Saturday, May 28, 2011

Loneliness, Pain, and Art

I'm lonely. I have friends, I have a wonderful family, I have a therapist, and I have many, many people I can talk to. I have loved deeply, I have been loved, and I know, in my heart of hearts, that I will love again. I even have guys who are interested in me now. I'm not poor, I'm not hungry, I'm educated, I live in New York City, I have a passion, I'm not fat, I'm not ugly, and I have faith in a higher being. I'm grateful for many things, I'm blessed in many ways, I'm able to grow and learn most of the time. But I'm lonely. I'm lonely in a way that phone calls from dear ones doesn't fix, that sex and the city marathons don't mask, that yoga can't transform, that ice-cream doesn't make better.

I smile easily, I laugh easily, I'm social, and I attract people. But, deep down, at my core, I am lonely. When all the lights are out and silence settles, I am with myself, and I feel hollow. It's funny how such emptiness can feel so oppressively heavy. It's like a vast space in my chest that causes a feeling of claustrophobia and weighs me down. It grows inside me, pushing at my edges, but it feels like a big void.

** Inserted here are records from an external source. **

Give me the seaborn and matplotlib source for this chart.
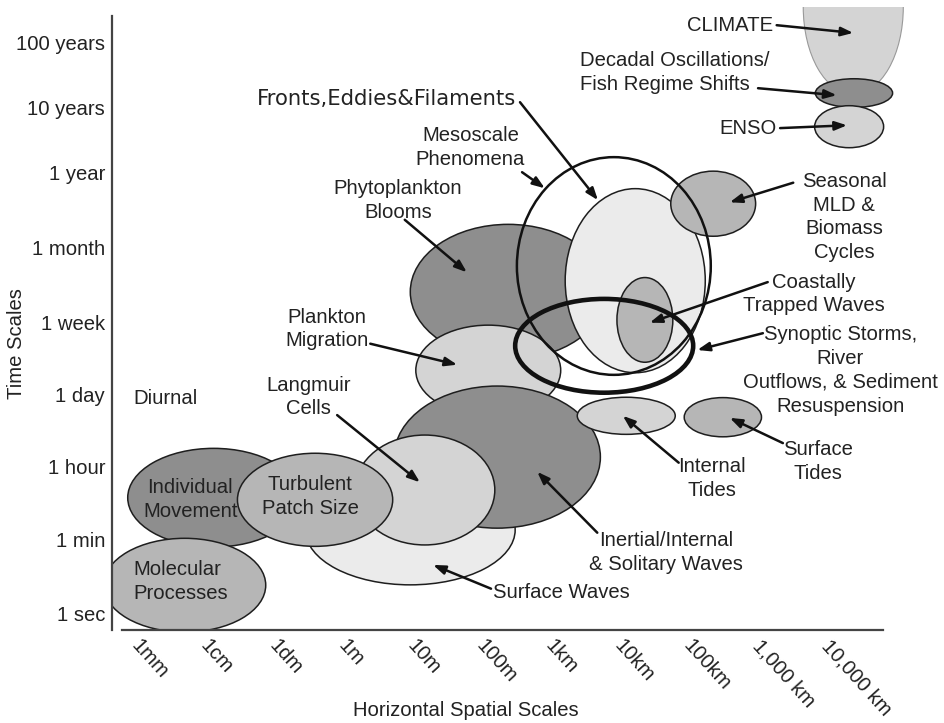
import matplotlib
matplotlib.use('Agg')
import matplotlib.pyplot as plt
from matplotlib.patches import Ellipse
import seaborn as sns


# x axis: log10 of the horizontal scale in metres
x_ticks = [-3, -2, -1, 0, 1, 2, 3, 4, 5, 6, 7]
x_labels = ['1mm', '1cm', '1dm', '1m', '10m', '100m', '1km', '10km',
            '100km', '1,000 km', '10,000 km']

# y axis: schematic time-scale units (ticks are not evenly spaced)
y_ticks = [0.23, 1.29, 2.34, 3.36, 4.39, 5.46, 6.53, 7.47, 8.40]
y_labels = ['1 sec', '1 min', '1 hour', '1 day', '1 week', '1 month',
            '1 year', '10 years', '100 years']

# filled processes, in drawing order
ell_names = ['Phytoplankton Blooms', 'Plankton Migration', 'Surface Waves',
             'Inertial/Internal & Solitary Waves', 'Langmuir Cells',
             'Individual Movement', 'Turbulent Patch Size', 'Molecular Processes',
             'Fronts, Eddies & Filaments', 'Coastally Trapped Waves',
             'Internal Tides', 'Surface Tides', 'Seasonal MLD & Biomass Cycles',
             'CLIMATE', 'Decadal Oscillations', 'ENSO']
ell_x = [2.41, 2.12, 0.99, 2.25, 1.20, -1.86, -0.39, -2.28,
         4.25, 4.39, 4.12, 5.52, 5.38, 7.41, 7.42, 7.35]
ell_y = [4.83, 3.71, 1.43, 2.47, 2.00, 1.89, 1.86, 0.64,
         4.99, 4.43, 3.06, 3.04, 6.09, 8.90, 7.67, 7.19]
ell_w = [2.84, 2.10, 3.04, 2.99, 2.03, 2.49, 2.25, 2.35,
         2.03, 0.81, 1.42, 1.12, 1.23, 1.45, 1.12, 1.00]
ell_h = [1.93, 1.29, 1.57, 2.03, 1.57, 1.41, 1.33, 1.34,
         2.63, 1.21, 0.53, 0.56, 0.93, 2.49, 0.41, 0.60]
ell_shade = ['dark', 'light', 'pale', 'dark', 'light', 'dark', 'mid', 'mid',
             'pale', 'mid', 'light', 'mid', 'mid', 'light', 'dark', 'light']

# unfilled outlines drawn on top
ring_names = ['Mesoscale Phenomena', 'Synoptic Storms']
ring_x = [3.94, 3.80]
ring_y = [5.20, 4.06]
ring_w = [2.81, 2.58]
ring_h = [3.11, 1.34]
ring_lw = [1.8, 3.3]

shade_colors = {'dark': '#8e8e8e', 'mid': '#b6b6b6',
                'light': '#d4d4d4', 'pale': '#ebebeb'}

# labels: text, position, alignment
lab_text = ['Fronts,Eddies&Filaments', 'Mesoscale\nPhenomena', 'Phytoplankton\nBlooms',
            'Plankton\nMigration', 'Langmuir\nCells', 'Diurnal',
            'Individual\nMovement', 'Turbulent\nPatch Size', 'Molecular\nProcesses',
            'Surface Waves', 'Inertial/Internal\n& Solitary Waves', 'Internal\nTides',
            'Surface\nTides', 'Synoptic Storms,\nRiver\nOutflows, & Sediment\nResuspension',
            'Coastally\nTrapped Waves', 'Seasonal\nMLD &\nBiomass\nCycles', 'ENSO',
            'Decadal Oscillations/\nFish Regime Shifts', 'CLIMATE']
lab_x = [0.64, 1.86, 0.81, -0.22, -0.49, -3.03, -2.20, -0.46, -3.03,
         2.19, 4.70, 5.36, 6.90, 7.22, 6.84, 7.28, 6.30, 3.45, 6.25]
lab_y = [7.59, 6.89, 6.14, 4.30, 3.33, 3.31, 1.86, 1.91, 0.69,
         0.54, 1.11, 2.16, 2.41, 3.71, 4.80, 5.90, 7.17, 7.97, 8.64]
lab_ha = ['center', 'center', 'center', 'center', 'center', 'left',
          'center', 'center', 'left', 'left', 'center', 'center',
          'center', 'center', 'center', 'center', 'right', 'left', 'right']

# arrows: start (near the label) -> tip (inside the process)
arr_x0 = [2.58, 2.61, 0.91, 0.41, -0.07, 2.16, 3.70, 4.88, 6.39, 6.10, 6.17, 6.54, 6.35, 6.03, 6.30]
arr_y0 = [7.54, 6.54, 5.86, 4.09, 3.07, 0.59, 1.39, 2.39, 2.67, 4.24, 4.97, 6.39, 7.17, 7.74, 8.64]
arr_x1 = [3.71, 2.94, 1.81, 1.67, 1.13, 1.32, 2.83, 4.07, 5.62, 5.15, 4.46, 5.62, 7.32, 7.17, 7.41]
arr_y1 = [6.14, 6.31, 5.11, 3.79, 2.11, 0.93, 2.26, 3.06, 3.03, 4.00, 4.39, 6.11, 7.21, 7.64, 8.53]


sns.set_theme(style='white')
plt.rcParams['font.family'] = ['Liberation Sans', 'DejaVu Sans']

fig = plt.figure(figsize=(9.44, 7.23), dpi=100)
ax = fig.add_axes([112 / 944, 93 / 723, 832 / 944, 623 / 723])
ax.set_xlim(-3.333, 8.725)
ax.set_ylim(0, 8.90)

for name, x, y, w, h, s in zip(ell_names, ell_x, ell_y, ell_w, ell_h, ell_shade):
    if name == 'CLIMATE':
        e = Ellipse((x, y), w, h, facecolor=shade_colors[s], edgecolor='#999999', lw=0.8)
    else:
        e = Ellipse((x, y), w, h, facecolor=shade_colors[s], edgecolor='#1e1e1e', lw=1.1)
    ax.add_patch(e)

for x, y, w, h, lw in zip(ring_x, ring_y, ring_w, ring_h, ring_lw):
    ax.add_patch(Ellipse((x, y), w, h, facecolor='none', edgecolor='#111111', lw=lw))

for x0, y0, x1, y1 in zip(arr_x0, arr_y0, arr_x1, arr_y1):
    ax.annotate('', xy=(x1, y1), xytext=(x0, y0),
                arrowprops=dict(arrowstyle='-|>,head_length=0.6,head_width=0.22',
                                lw=1.8, color='#111111', shrinkA=0, shrinkB=0))

for t, x, y, ha in zip(lab_text, lab_x, lab_y, lab_ha):
    if t.startswith('Fronts'):
        fam, fs = ['DejaVu Sans'], 15.2
    else:
        fam, fs = ['Liberation Sans', 'DejaVu Sans'], 14.6
    ax.text(x, y, t, ha=ha, va='center', multialignment=ha, linespacing=1.32,
            fontsize=fs, color='#222222', family=fam)

ax.set_xticks(x_ticks)
ax.set_xticklabels(x_labels, rotation=-48, rotation_mode='anchor', ha='left', va='center')
ax.set_yticks(y_ticks)
ax.set_yticklabels(y_labels)
ax.tick_params(axis='x', direction='in', length=9, width=1.3, color='#333333',
               labelsize=14.6, labelcolor='#222222', pad=9)
ax.tick_params(axis='y', direction='in', length=7, width=1.3, color='#333333',
               labelsize=14.6, labelcolor='#222222', pad=5)

sns.despine(ax=ax)
for sp in ['left', 'bottom']:
    ax.spines[sp].set_color('#444444')
    ax.spines[sp].set_linewidth(1.6)
ax.spines['left'].set_bounds(0, 8.77)
ax.spines['bottom'].set_bounds(-3.19, 7.84)

ax.set_xlabel('Horizontal Spatial Scales', fontsize=14.6, color='#222222')
ax.set_ylabel('Time Scales', fontsize=14.6, color='#222222')
ax.xaxis.set_label_coords(0.4255, -0.114)
ax.yaxis.set_label_coords(-0.103, 0.459)

fig.savefig('out.png', dpi=100)
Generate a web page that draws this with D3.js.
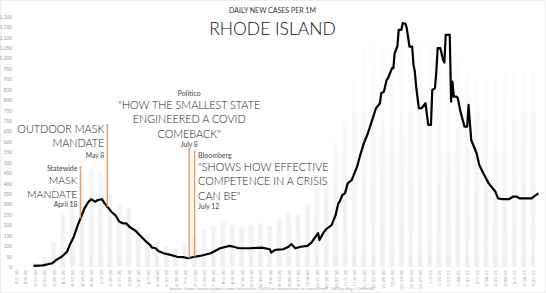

This feeling is not caused, though it may be magnified, by certain circumstances. I've always known it. I was aware of it even as a child; what was labeled shyness, I believe, was actually a feeling of deep disconnect. As I became a teenager, the feeling deepened, and I constantly felt misunderstood, but it was seen as normal adolescent angst. It's never been anything that demanded serious attention, for I have always been perfectly functional, and I am happy. But happy, functioning people can also be lonely.

There's nothing to do about it, but I have learned I can do something with it. I can create my art. Because all human beings know loneliness, all characters know loneliness, and so that is my starting point in creating- either in acting, writing, or directing- characters that people can relate to. Investigating lonely behavior, therefore, makes me an active part of it and less a victim to it. Let it move, let it shift, let it birth art. Often, this provides me with great relief, as well as a sense of purpose.

Perhaps it is because of this that I sometimes say my life started when I was 10 years old. I was in the fifth grade, I was considered a shy child- practically invisible, actually- and we were given an assignment to impersonate a historical figure. I was given Nathanial Greene. Some other kids thought he was boring, but I figured him out really fast. He was a revolutionary war general, he was watching people die every day, his men were depending on his leadership with their lives and their hope, and so he was probably very lonely. From those conclusions, I created my Nathanial, and I stepped in front of the class and let him live through me. I shouted at my men, I lead an imaginary field of soldiers into battle, and I told the story of my life. My classmates and my teacher were stunned into silence; they did not recognize me. The shy girl who barely spoke had come to life, had stepped in front of other people- arguably one of the scariest things to do in the world- and had become, without an ounce of nervousness or hesitation, Nathanial Greene. No one was as surprised as I was. I got a standing ovation, was asked to do it again and again, and went home that day with a laser-sharp certainty that has not left me since: I was going to be an actress.

I understand the feelings I had then better now: I couldn't express my loneliness- it's too difficult to really convey our own loneliness- but I could do it behind the mask of that character. I could do it on stage, where people are willing to suspend their disbelief. I could tell the stories of the people who could not, or would not, tell it themselves and, in doing so, I would be telling my story too. My pain would not remain clogged inside me, it had found a way to move and- perhaps this is the greatest gift a human being can be given- it was a way for me to give something to others.

Characters need our pain in order to live, they need our loneliness, they need our dreams. Without it, they're just words on a page. And every time a character is brought to life with truth and honesty, there is a chance someone in the audience is given some relief. In this way, the cycle is beautiful. My loneliness is the gift I give my characters as well as the audience, and in providing me with an outlet for it, it is the gift they give me in return. They give me peace.